### [Exercise]
Search the entries for the word "React" and pull out each line that has it.

### [Entries shown]
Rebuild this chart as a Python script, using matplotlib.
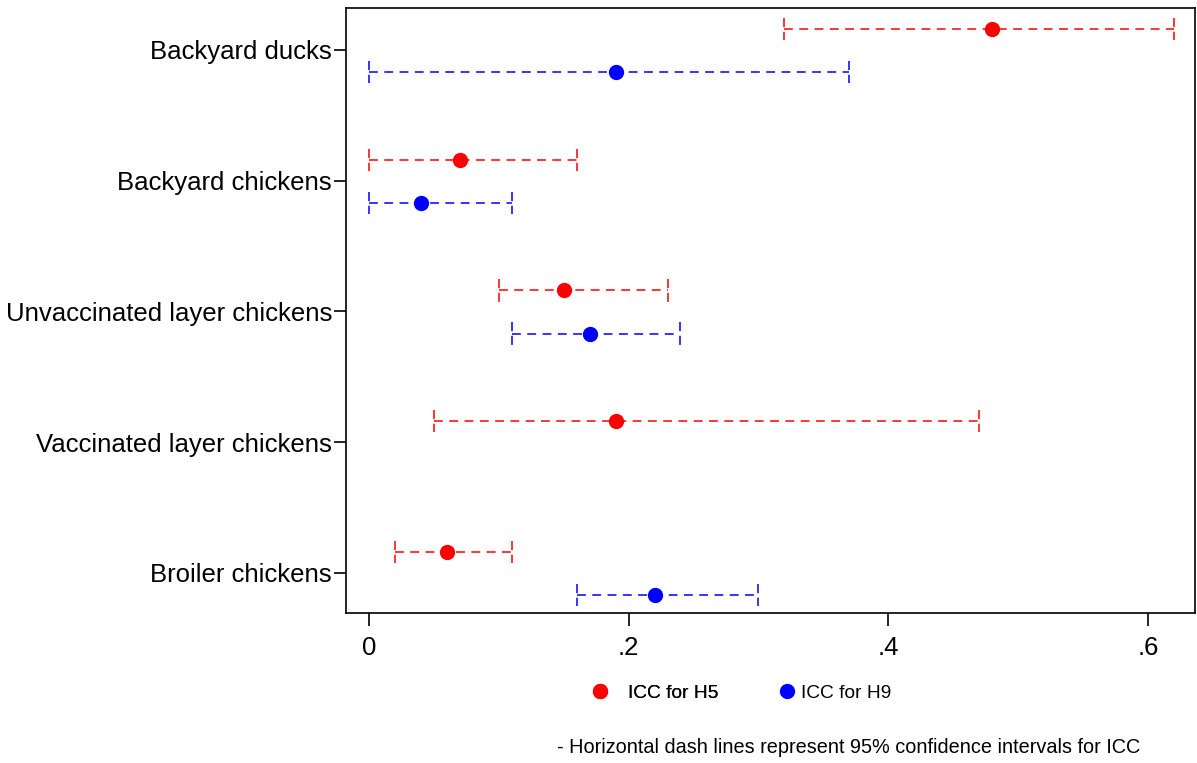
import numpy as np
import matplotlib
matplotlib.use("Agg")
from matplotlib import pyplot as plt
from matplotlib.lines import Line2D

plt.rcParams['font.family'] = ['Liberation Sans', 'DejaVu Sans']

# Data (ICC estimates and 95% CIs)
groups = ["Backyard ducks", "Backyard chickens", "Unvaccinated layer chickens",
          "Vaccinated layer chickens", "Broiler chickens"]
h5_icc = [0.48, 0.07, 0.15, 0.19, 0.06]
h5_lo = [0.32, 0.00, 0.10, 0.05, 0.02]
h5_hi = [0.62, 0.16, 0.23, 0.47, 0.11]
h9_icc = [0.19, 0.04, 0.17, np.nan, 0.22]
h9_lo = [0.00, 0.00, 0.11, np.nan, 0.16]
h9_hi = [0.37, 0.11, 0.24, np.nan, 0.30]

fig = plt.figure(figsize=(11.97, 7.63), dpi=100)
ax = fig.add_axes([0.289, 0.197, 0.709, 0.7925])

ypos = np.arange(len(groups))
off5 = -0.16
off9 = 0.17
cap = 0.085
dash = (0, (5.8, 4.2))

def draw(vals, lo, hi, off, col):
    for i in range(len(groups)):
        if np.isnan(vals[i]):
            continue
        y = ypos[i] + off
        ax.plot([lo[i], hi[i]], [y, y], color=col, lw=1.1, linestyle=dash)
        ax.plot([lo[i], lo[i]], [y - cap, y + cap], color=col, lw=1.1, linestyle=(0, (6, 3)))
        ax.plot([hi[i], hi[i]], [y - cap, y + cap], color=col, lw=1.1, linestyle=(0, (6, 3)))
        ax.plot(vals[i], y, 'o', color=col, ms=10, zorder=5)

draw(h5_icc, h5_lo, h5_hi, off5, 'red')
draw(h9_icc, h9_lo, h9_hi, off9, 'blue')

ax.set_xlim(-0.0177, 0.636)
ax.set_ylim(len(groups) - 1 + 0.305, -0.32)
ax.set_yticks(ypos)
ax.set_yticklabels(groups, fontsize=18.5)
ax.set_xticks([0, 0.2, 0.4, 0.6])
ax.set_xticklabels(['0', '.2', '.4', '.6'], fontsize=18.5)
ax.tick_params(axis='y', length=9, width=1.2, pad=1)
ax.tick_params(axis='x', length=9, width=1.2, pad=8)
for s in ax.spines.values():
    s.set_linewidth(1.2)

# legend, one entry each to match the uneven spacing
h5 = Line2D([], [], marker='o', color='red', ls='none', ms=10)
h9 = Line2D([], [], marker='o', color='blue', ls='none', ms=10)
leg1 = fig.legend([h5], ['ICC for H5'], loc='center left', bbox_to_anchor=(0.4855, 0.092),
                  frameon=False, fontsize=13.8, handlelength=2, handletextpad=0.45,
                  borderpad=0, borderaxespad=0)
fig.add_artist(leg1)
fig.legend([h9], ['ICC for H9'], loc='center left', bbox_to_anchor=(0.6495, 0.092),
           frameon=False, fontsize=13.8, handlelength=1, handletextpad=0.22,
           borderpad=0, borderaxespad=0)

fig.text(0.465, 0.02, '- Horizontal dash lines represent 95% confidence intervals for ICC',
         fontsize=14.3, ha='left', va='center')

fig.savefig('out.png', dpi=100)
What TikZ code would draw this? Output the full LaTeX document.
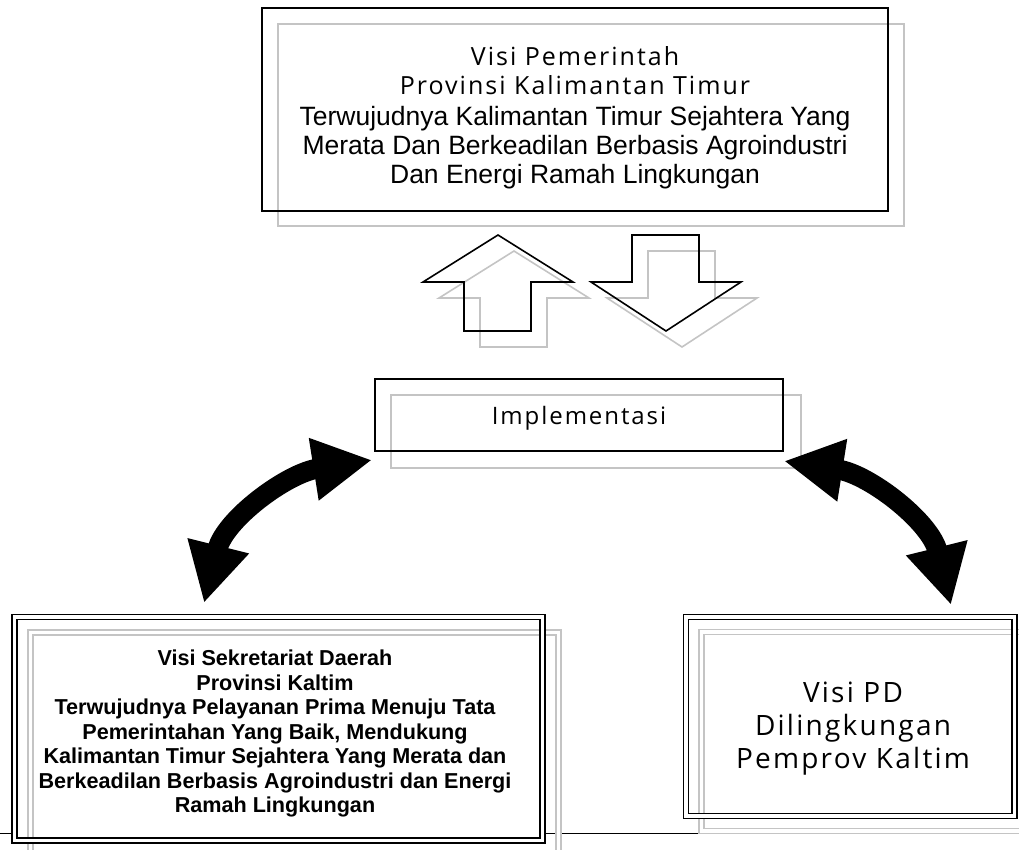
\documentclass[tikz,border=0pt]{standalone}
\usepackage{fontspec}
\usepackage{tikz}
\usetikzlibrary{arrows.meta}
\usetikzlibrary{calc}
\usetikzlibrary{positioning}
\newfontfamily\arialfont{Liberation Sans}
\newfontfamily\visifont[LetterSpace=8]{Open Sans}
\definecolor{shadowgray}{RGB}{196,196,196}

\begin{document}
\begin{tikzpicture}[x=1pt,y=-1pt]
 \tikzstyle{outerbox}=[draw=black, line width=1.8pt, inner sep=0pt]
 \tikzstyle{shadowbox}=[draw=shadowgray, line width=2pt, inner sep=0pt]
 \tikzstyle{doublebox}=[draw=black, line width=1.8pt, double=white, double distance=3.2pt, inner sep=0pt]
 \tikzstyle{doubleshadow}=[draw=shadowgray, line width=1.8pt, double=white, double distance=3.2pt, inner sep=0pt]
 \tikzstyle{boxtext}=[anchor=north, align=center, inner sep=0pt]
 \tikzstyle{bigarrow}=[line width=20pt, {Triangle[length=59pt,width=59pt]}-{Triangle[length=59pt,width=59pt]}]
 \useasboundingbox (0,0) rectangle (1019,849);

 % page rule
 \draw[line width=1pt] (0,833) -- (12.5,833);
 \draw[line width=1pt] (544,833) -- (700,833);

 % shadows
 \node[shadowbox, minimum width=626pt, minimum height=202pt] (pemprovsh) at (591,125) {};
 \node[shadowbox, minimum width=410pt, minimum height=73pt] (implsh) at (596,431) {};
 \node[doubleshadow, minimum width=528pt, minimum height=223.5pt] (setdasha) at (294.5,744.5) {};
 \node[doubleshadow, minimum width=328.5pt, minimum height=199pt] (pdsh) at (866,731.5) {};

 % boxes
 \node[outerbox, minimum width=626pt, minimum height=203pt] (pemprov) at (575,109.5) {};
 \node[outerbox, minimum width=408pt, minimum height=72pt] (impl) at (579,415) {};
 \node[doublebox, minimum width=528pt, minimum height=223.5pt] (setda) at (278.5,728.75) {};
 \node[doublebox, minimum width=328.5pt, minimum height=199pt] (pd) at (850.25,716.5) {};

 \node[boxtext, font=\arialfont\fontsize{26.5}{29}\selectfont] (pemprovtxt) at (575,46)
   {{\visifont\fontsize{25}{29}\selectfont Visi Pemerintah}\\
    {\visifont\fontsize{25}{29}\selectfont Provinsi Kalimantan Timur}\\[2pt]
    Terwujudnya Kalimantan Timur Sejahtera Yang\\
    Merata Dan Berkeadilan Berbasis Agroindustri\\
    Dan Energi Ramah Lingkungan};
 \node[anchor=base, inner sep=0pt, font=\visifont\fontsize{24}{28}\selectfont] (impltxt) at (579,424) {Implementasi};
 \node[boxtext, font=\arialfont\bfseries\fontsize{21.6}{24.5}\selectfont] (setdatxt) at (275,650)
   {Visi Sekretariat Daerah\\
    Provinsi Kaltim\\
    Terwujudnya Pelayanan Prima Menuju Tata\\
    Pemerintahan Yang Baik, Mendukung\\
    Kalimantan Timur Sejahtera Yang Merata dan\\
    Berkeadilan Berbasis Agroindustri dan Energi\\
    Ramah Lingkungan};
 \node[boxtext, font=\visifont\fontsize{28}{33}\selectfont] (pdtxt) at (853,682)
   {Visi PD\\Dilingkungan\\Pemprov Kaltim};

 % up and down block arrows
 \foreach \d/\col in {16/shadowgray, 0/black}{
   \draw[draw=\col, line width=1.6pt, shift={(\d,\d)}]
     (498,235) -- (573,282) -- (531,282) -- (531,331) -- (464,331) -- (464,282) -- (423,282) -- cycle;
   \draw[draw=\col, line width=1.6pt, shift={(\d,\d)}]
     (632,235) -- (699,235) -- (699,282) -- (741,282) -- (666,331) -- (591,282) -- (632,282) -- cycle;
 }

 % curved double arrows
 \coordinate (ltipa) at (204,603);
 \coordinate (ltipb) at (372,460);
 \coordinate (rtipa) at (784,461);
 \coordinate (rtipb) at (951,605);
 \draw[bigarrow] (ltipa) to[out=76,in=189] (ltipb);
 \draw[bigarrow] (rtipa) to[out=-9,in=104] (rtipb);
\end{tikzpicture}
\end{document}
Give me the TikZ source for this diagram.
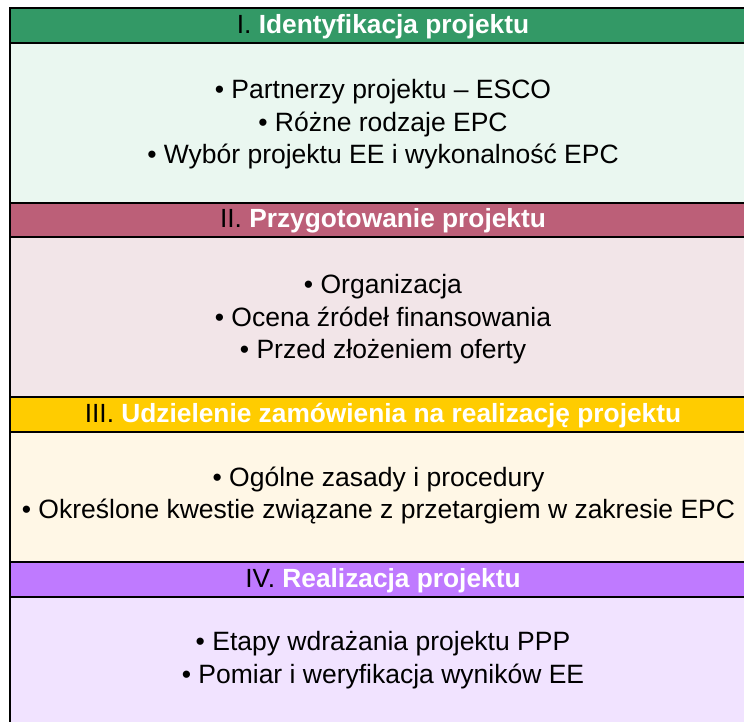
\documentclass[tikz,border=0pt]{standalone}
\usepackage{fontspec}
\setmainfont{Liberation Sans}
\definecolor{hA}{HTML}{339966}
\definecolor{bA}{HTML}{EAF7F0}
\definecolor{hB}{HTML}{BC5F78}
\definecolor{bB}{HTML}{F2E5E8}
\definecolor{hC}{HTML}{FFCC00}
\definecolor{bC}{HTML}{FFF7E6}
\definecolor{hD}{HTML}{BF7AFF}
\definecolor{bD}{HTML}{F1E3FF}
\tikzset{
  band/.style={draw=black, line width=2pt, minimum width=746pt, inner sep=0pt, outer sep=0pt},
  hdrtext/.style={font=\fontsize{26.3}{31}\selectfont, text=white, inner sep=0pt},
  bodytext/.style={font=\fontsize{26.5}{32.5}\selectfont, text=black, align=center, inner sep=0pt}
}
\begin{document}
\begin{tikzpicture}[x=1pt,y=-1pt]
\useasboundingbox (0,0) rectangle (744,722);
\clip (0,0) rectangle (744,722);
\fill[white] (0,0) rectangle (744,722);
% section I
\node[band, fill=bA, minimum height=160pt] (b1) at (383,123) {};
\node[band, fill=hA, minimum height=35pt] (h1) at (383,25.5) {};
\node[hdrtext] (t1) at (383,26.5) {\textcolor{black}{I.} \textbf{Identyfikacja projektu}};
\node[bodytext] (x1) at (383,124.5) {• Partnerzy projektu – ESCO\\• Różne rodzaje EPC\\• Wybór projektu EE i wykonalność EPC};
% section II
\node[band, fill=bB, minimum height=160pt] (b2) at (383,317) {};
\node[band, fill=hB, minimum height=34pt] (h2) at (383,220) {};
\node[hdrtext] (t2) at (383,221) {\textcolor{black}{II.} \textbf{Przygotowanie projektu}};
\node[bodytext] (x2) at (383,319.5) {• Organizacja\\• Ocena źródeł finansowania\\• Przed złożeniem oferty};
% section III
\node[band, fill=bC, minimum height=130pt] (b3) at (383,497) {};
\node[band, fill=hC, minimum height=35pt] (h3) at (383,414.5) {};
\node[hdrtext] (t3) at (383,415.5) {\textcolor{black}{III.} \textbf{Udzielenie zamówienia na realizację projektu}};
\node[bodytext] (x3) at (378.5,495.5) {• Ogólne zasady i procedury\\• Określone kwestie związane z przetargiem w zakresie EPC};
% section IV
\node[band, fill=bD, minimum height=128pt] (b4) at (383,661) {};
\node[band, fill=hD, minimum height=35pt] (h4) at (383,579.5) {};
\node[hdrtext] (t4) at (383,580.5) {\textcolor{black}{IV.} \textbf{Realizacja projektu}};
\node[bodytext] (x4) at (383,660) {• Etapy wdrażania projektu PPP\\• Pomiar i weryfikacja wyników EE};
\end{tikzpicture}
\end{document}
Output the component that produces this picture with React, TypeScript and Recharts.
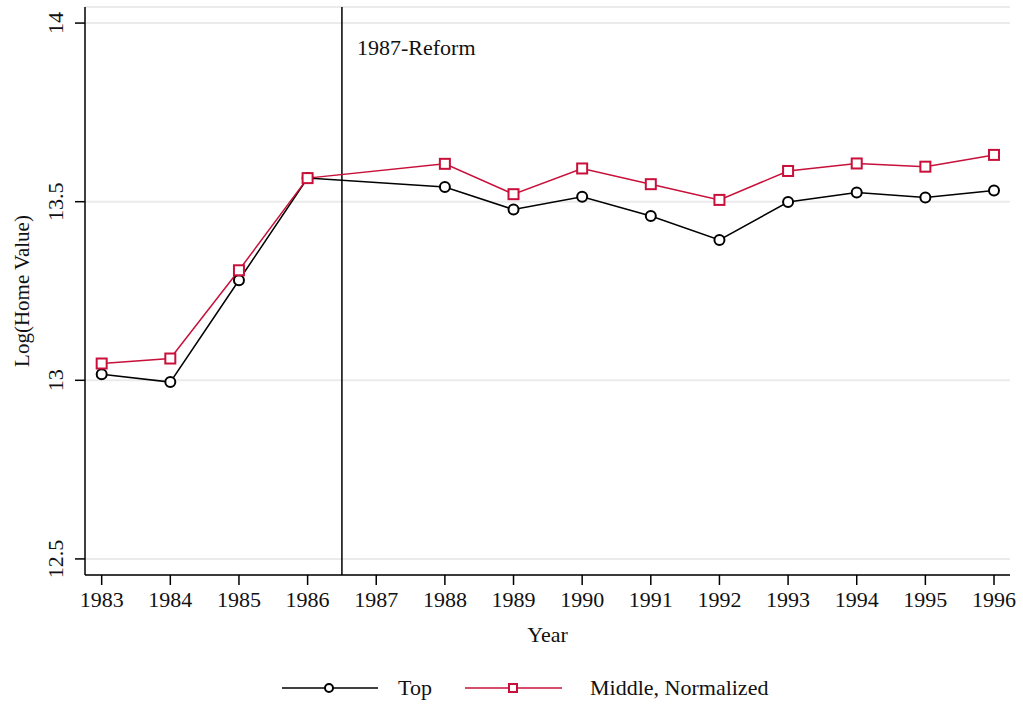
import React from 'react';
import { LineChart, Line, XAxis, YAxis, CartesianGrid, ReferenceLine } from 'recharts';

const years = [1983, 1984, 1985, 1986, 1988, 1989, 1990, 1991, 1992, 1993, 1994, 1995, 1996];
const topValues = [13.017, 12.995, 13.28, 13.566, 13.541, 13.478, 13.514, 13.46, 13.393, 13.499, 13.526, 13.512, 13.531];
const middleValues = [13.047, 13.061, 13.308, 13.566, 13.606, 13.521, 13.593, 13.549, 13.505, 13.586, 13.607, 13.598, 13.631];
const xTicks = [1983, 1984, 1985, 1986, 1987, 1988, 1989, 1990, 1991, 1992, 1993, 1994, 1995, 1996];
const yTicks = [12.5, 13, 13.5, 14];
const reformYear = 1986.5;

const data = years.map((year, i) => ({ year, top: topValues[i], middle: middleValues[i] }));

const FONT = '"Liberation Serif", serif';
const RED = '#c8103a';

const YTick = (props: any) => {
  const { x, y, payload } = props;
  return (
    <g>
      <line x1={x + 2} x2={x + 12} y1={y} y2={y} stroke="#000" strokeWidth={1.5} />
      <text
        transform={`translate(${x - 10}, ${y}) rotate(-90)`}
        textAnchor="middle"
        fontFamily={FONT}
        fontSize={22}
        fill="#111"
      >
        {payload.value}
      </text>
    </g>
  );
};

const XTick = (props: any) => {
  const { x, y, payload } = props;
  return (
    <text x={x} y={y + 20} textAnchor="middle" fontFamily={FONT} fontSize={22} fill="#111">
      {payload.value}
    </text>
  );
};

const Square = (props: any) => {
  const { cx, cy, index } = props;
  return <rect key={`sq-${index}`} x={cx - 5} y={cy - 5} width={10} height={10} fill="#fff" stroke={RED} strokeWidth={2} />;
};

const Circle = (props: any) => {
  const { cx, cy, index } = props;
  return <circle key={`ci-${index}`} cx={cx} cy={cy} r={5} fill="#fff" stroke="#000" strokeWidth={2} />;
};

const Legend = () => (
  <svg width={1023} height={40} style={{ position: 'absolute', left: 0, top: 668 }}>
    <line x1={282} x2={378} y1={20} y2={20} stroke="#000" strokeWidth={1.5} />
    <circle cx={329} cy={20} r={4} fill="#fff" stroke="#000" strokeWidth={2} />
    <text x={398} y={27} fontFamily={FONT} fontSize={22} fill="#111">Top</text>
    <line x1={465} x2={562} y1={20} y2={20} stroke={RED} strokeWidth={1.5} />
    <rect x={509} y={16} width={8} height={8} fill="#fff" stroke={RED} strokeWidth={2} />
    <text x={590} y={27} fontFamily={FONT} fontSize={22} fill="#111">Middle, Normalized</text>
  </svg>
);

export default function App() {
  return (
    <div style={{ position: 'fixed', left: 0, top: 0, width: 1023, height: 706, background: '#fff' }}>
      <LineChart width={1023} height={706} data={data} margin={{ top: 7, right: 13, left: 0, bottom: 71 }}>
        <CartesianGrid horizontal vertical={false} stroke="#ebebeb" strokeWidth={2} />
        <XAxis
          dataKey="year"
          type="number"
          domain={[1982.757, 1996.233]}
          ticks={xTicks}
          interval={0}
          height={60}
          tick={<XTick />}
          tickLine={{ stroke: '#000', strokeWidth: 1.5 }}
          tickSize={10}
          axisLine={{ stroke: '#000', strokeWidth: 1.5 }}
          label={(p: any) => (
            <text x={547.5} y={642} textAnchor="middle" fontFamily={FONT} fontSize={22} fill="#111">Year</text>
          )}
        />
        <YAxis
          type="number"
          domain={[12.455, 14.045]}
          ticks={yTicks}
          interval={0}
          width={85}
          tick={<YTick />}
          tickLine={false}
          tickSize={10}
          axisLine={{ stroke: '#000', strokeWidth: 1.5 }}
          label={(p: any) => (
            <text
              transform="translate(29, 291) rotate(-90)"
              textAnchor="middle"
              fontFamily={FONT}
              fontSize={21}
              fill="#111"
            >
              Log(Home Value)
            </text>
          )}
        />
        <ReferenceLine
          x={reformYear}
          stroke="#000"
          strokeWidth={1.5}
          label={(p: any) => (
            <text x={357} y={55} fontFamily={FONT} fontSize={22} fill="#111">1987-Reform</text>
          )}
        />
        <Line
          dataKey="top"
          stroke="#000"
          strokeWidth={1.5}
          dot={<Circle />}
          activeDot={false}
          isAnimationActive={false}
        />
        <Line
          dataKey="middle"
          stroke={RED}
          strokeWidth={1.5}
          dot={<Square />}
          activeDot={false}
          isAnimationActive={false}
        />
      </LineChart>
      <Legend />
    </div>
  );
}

### [Output]
Output the component that produces this picture with React, TypeScript and Recharts.
import React from 'react';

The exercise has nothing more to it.